Given request. Return, exactly as written, the lines that start at the one holding "Write the matplotlib code for this chart." and end at the one holding "ha='center', va='center')", with both of those lines kept. Skip any pictures.
:: Stored records ::
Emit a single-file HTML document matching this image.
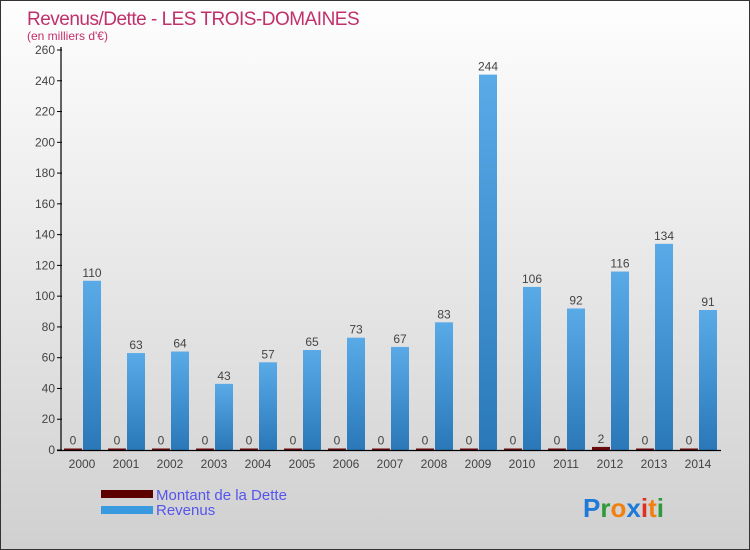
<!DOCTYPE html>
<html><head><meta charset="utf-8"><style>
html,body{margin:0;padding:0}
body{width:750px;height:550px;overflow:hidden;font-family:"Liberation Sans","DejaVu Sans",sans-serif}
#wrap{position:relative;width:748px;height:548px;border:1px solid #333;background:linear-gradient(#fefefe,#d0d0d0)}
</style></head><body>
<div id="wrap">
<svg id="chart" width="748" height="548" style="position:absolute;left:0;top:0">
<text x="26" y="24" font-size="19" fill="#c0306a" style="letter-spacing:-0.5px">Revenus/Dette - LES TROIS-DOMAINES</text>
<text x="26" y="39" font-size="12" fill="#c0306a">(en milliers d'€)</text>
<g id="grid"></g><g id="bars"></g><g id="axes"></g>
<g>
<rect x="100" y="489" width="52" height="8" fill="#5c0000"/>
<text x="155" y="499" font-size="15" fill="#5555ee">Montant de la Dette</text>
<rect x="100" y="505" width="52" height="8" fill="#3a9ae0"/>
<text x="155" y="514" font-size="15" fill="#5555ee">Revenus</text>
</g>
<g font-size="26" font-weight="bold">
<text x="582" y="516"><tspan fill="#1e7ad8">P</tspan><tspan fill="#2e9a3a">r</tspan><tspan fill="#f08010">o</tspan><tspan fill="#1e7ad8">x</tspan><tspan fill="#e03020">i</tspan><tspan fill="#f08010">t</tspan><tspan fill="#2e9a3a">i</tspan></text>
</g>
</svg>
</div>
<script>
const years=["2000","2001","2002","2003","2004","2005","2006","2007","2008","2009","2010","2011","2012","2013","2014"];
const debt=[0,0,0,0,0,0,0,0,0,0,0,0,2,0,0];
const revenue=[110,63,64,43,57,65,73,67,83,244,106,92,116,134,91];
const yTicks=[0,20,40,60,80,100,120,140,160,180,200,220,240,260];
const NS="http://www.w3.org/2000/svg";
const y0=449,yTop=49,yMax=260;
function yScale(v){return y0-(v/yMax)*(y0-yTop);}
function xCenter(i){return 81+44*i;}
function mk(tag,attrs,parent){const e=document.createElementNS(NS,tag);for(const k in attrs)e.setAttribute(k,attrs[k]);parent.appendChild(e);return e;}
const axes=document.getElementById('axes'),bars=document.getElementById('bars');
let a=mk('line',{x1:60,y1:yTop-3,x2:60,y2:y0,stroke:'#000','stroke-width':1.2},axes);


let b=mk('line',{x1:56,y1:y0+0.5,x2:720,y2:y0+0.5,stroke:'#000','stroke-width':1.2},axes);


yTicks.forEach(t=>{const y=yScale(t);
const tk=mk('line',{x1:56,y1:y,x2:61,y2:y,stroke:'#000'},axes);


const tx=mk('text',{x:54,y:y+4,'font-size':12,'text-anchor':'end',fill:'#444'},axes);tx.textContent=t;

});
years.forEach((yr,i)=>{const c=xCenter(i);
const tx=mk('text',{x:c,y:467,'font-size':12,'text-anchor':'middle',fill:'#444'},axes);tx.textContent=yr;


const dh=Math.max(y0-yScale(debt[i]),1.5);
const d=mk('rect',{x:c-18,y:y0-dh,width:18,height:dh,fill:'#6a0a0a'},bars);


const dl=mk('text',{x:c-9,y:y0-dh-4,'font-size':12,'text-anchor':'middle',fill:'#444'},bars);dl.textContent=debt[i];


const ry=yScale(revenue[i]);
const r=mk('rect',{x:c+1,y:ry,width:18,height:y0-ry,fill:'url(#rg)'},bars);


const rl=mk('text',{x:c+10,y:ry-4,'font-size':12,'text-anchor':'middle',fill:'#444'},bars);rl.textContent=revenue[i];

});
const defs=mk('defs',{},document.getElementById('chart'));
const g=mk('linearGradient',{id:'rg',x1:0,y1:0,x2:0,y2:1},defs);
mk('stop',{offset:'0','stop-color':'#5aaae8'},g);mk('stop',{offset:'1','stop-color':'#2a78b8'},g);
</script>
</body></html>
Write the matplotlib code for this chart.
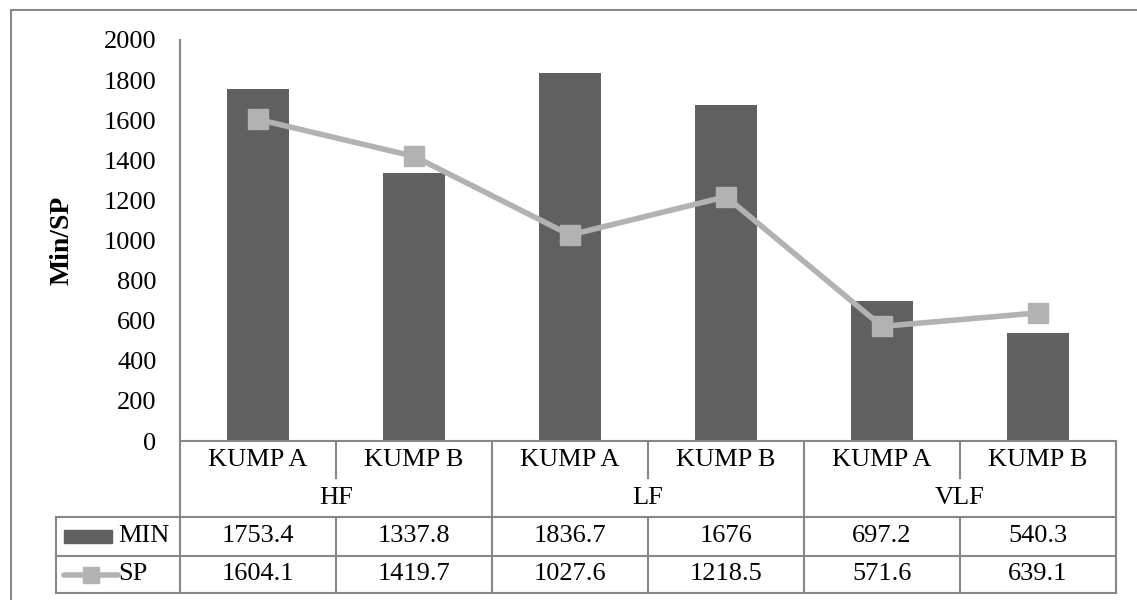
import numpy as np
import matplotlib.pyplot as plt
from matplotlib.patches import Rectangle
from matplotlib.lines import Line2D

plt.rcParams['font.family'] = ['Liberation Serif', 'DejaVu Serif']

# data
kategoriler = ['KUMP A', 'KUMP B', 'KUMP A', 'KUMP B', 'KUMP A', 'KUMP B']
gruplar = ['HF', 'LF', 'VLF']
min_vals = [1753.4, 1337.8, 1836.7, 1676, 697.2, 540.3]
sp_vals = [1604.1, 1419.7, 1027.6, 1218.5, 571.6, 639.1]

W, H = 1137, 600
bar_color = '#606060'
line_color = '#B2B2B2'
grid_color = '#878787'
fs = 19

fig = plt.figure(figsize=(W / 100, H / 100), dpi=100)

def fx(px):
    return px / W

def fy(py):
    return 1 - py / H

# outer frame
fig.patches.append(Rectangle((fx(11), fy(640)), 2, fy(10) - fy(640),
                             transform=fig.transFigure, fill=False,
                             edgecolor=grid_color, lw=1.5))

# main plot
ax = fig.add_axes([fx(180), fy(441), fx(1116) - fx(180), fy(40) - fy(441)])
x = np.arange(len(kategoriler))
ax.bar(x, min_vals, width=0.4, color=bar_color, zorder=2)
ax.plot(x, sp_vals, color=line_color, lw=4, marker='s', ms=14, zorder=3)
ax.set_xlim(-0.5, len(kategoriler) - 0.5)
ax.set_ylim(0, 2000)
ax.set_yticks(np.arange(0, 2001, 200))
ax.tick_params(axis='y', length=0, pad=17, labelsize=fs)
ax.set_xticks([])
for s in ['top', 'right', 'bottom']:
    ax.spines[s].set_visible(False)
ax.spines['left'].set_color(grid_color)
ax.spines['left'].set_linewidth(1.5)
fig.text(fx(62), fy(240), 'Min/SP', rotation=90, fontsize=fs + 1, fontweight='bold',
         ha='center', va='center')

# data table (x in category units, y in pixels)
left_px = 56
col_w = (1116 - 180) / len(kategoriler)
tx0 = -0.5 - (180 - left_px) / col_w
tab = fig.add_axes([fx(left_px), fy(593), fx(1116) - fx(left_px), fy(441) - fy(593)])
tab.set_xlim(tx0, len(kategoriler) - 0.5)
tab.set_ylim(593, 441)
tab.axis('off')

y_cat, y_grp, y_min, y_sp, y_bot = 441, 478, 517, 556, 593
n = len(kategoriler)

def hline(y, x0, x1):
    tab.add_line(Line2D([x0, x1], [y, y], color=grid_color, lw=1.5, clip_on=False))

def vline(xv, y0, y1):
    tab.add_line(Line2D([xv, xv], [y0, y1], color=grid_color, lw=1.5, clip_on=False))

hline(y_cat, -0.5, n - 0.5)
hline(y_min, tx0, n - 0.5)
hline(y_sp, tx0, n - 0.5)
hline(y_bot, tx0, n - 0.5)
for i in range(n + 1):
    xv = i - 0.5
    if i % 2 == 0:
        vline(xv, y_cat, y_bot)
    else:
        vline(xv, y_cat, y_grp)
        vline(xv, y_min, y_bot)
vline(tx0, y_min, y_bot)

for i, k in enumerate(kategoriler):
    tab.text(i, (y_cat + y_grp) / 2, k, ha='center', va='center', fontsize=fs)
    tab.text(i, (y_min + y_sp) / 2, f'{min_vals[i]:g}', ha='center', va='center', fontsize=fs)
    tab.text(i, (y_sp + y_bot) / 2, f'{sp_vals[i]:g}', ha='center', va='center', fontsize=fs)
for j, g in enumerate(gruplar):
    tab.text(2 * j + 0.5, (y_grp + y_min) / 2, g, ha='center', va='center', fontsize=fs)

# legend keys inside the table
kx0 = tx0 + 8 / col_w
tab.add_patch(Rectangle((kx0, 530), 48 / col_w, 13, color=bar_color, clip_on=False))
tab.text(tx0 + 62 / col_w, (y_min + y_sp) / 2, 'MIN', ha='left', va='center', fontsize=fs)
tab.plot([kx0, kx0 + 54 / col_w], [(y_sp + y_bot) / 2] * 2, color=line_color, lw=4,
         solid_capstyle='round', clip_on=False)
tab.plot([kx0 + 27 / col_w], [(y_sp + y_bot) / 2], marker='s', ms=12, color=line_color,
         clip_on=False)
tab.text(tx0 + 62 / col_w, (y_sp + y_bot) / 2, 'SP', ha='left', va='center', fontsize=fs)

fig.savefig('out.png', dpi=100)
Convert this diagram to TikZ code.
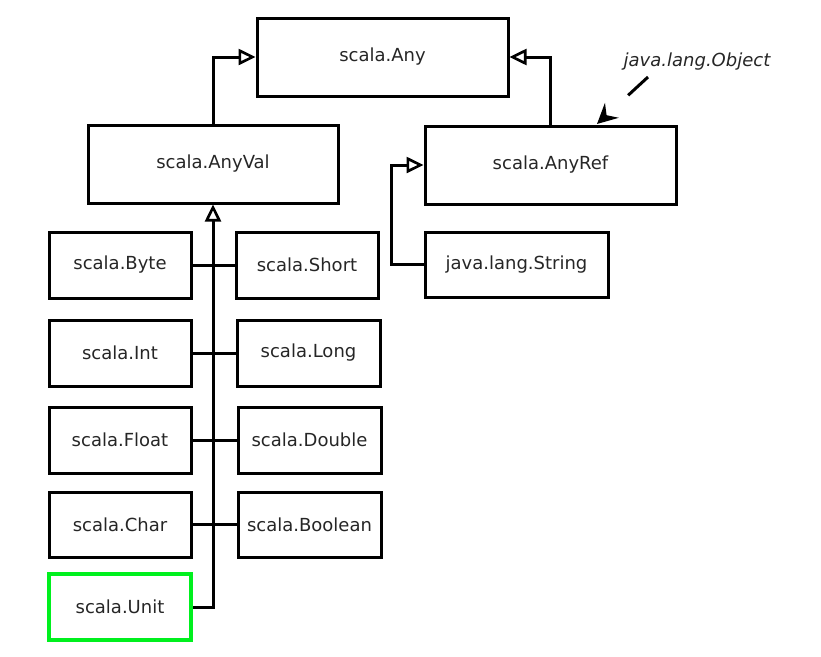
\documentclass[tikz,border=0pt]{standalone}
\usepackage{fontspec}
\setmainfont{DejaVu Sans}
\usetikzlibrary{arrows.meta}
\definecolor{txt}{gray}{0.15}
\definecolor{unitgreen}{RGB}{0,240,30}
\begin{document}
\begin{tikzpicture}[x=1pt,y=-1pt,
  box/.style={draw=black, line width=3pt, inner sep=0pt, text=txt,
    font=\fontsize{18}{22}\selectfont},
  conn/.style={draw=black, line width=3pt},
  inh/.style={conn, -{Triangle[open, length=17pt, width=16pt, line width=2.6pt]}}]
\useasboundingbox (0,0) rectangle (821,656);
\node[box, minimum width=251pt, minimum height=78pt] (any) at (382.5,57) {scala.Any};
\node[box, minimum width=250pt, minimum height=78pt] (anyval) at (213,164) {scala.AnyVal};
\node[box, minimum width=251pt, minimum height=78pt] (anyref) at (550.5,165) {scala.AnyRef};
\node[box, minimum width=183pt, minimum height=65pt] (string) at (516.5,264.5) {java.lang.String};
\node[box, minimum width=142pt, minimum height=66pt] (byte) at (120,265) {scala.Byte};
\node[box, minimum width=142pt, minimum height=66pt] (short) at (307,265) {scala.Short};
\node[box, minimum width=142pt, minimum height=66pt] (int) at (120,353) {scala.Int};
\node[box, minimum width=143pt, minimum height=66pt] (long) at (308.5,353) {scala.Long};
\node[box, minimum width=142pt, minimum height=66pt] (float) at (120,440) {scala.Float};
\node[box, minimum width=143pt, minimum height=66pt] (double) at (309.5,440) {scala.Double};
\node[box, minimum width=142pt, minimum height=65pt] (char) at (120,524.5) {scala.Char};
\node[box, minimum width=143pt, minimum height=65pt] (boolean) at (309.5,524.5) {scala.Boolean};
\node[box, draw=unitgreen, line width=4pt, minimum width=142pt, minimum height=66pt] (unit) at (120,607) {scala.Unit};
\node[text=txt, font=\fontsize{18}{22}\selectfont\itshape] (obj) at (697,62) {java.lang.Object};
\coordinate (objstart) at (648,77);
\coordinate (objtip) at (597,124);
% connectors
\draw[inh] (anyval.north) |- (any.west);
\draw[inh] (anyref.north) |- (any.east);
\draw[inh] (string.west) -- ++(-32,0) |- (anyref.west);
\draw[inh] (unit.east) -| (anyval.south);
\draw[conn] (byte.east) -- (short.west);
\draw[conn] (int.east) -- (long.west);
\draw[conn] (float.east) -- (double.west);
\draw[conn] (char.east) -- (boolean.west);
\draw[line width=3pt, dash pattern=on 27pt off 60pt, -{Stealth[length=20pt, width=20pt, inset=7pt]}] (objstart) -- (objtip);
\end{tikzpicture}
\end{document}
:::
Right answer.
Write the matplotlib code for this chart.
import numpy as np
import matplotlib.pyplot as plt
from matplotlib.patches import Rectangle
from matplotlib.lines import Line2D

plt.rcParams['font.family'] = ['Liberation Serif', 'DejaVu Serif']

# data
kategoriler = ['KUMP A', 'KUMP B', 'KUMP A', 'KUMP B', 'KUMP A', 'KUMP B']
gruplar = ['HF', 'LF', 'VLF']
min_vals = [1753.4, 1337.8, 1836.7, 1676, 697.2, 540.3]
sp_vals = [1604.1, 1419.7, 1027.6, 1218.5, 571.6, 639.1]

W, H = 1137, 600
bar_color = '#606060'
line_color = '#B2B2B2'
grid_color = '#878787'
fs = 19

fig = plt.figure(figsize=(W / 100, H / 100), dpi=100)

def fx(px):
    return px / W

def fy(py):
    return 1 - py / H

# outer frame
fig.patches.append(Rectangle((fx(11), fy(640)), 2, fy(10) - fy(640),
                             transform=fig.transFigure, fill=False,
                             edgecolor=grid_color, lw=1.5))

# main plot
ax = fig.add_axes([fx(180), fy(441), fx(1116) - fx(180), fy(40) - fy(441)])
x = np.arange(len(kategoriler))
ax.bar(x, min_vals, width=0.4, color=bar_color, zorder=2)
ax.plot(x, sp_vals, color=line_color, lw=4, marker='s', ms=14, zorder=3)
ax.set_xlim(-0.5, len(kategoriler) - 0.5)
ax.set_ylim(0, 2000)
ax.set_yticks(np.arange(0, 2001, 200))
ax.tick_params(axis='y', length=0, pad=17, labelsize=fs)
ax.set_xticks([])
for s in ['top', 'right', 'bottom']:
    ax.spines[s].set_visible(False)
ax.spines['left'].set_color(grid_color)
ax.spines['left'].set_linewidth(1.5)
fig.text(fx(62), fy(240), 'Min/SP', rotation=90, fontsize=fs + 1, fontweight='bold',
         ha='center', va='center')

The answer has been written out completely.